> [EXERCISE REQUIREMENTS]: Restate the full listing word for word and leave the pictures out.

> [SOURCE MATERIAL]:
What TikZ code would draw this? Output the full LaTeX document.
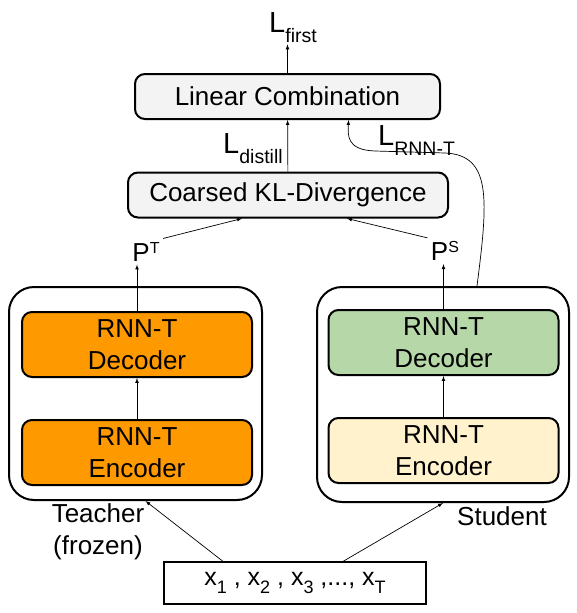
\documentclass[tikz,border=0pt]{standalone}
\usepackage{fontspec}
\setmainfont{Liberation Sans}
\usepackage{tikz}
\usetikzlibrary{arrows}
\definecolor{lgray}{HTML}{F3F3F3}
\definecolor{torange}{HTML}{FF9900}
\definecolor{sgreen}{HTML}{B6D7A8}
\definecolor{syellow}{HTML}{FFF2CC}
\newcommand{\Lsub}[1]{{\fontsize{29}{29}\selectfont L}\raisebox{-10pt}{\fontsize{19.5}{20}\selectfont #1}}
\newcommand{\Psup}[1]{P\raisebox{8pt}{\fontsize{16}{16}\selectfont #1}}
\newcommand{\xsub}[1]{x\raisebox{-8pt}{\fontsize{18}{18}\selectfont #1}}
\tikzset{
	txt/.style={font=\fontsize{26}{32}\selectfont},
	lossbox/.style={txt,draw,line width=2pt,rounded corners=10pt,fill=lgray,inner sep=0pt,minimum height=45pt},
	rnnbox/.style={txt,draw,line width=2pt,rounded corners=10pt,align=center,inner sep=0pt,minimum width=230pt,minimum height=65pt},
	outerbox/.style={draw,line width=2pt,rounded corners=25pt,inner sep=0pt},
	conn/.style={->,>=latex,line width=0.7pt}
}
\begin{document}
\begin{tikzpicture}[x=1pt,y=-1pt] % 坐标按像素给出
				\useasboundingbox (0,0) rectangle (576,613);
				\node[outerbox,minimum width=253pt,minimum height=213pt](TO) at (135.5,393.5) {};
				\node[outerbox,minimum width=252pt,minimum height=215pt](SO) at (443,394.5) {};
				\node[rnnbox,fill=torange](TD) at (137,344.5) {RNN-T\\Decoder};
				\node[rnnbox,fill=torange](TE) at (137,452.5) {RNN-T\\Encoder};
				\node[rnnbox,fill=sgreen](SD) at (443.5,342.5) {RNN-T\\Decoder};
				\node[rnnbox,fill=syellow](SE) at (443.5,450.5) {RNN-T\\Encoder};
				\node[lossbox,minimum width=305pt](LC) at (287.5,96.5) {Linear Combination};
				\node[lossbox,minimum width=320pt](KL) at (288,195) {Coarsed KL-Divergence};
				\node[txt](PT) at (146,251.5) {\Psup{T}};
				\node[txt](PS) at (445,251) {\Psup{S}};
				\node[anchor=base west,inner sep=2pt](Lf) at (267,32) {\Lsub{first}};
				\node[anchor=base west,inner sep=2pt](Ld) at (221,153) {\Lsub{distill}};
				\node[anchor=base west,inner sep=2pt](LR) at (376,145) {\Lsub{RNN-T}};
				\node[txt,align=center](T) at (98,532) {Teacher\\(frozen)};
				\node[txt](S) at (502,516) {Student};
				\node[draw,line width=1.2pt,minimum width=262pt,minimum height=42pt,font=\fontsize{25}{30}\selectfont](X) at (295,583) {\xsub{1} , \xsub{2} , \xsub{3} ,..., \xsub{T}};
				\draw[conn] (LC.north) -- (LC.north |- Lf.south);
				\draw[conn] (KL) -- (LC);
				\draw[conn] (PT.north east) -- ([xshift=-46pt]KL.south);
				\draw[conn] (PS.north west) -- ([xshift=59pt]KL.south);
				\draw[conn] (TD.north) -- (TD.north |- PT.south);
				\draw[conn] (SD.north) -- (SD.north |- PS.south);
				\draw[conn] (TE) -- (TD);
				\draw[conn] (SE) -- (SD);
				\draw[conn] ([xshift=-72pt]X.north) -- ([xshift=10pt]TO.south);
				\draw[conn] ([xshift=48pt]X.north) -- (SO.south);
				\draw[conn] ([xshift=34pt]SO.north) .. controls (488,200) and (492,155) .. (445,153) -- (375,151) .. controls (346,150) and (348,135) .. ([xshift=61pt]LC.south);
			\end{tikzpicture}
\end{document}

> [WRITTEN REPLY]:
What TikZ code would draw this? Output the full LaTeX document.
\documentclass[tikz,border=0pt]{standalone}
\usepackage{fontspec}
\setmainfont{Liberation Sans}
\usepackage{tikz}
\usetikzlibrary{arrows}
\definecolor{lgray}{HTML}{F3F3F3}
\definecolor{torange}{HTML}{FF9900}
\definecolor{sgreen}{HTML}{B6D7A8}
\definecolor{syellow}{HTML}{FFF2CC}
\newcommand{\Lsub}[1]{{\fontsize{29}{29}\selectfont L}\raisebox{-10pt}{\fontsize{19.5}{20}\selectfont #1}}
\newcommand{\Psup}[1]{P\raisebox{8pt}{\fontsize{16}{16}\selectfont #1}}
\newcommand{\xsub}[1]{x\raisebox{-8pt}{\fontsize{18}{18}\selectfont #1}}
\tikzset{
	txt/.style={font=\fontsize{26}{32}\selectfont},
	lossbox/.style={txt,draw,line width=2pt,rounded corners=10pt,fill=lgray,inner sep=0pt,minimum height=45pt},
	rnnbox/.style={txt,draw,line width=2pt,rounded corners=10pt,align=center,inner sep=0pt,minimum width=230pt,minimum height=65pt},
	outerbox/.style={draw,line width=2pt,rounded corners=25pt,inner sep=0pt},
	conn/.style={->,>=latex,line width=0.7pt}
}
\begin{document}
\begin{tikzpicture}[x=1pt,y=-1pt] % 坐标按像素给出
				\useasboundingbox (0,0) rectangle (576,613);
				\node[outerbox,minimum width=253pt,minimum height=213pt](TO) at (135.5,393.5) {};
				\node[outerbox,minimum width=252pt,minimum height=215pt](SO) at (443,394.5) {};
				\node[rnnbox,fill=torange](TD) at (137,344.5) {RNN-T\\Decoder};
				\node[rnnbox,fill=torange](TE) at (137,452.5) {RNN-T\\Encoder};
				\node[rnnbox,fill=sgreen](SD) at (443.5,342.5) {RNN-T\\Decoder};
				\node[rnnbox,fill=syellow](SE) at (443.5,450.5) {RNN-T\\Encoder};
				\node[lossbox,minimum width=305pt](LC) at (287.5,96.5) {Linear Combination};
				\node[lossbox,minimum width=320pt](KL) at (288,195) {Coarsed KL-Divergence};
				\node[txt](PT) at (146,251.5) {\Psup{T}};
				\node[txt](PS) at (445,251) {\Psup{S}};
				\node[anchor=base west,inner sep=2pt](Lf) at (267,32) {\Lsub{first}};
				\node[anchor=base west,inner sep=2pt](Ld) at (221,153) {\Lsub{distill}};
				\node[anchor=base west,inner sep=2pt](LR) at (376,145) {\Lsub{RNN-T}};
				\node[txt,align=center](T) at (98,532) {Teacher\\(frozen)};
				\node[txt](S) at (502,516) {Student};
				\node[draw,line width=1.2pt,minimum width=262pt,minimum height=42pt,font=\fontsize{25}{30}\selectfont](X) at (295,583) {\xsub{1} , \xsub{2} , \xsub{3} ,..., \xsub{T}};
				\draw[conn] (LC.north) -- (LC.north |- Lf.south);
				\draw[conn] (KL) -- (LC);
				\draw[conn] (PT.north east) -- ([xshift=-46pt]KL.south);
				\draw[conn] (PS.north west) -- ([xshift=59pt]KL.south);
				\draw[conn] (TD.north) -- (TD.north |- PT.south);
				\draw[conn] (SD.north) -- (SD.north |- PS.south);
				\draw[conn] (TE) -- (TD);
				\draw[conn] (SE) -- (SD);
				\draw[conn] ([xshift=-72pt]X.north) -- ([xshift=10pt]TO.south);
				\draw[conn] ([xshift=48pt]X.north) -- (SO.south);
				\draw[conn] ([xshift=34pt]SO.north) .. controls (488,200) and (492,155) .. (445,153) -- (375,151) .. controls (346,150) and (348,135) .. ([xshift=61pt]LC.south);
			\end{tikzpicture}
\end{document}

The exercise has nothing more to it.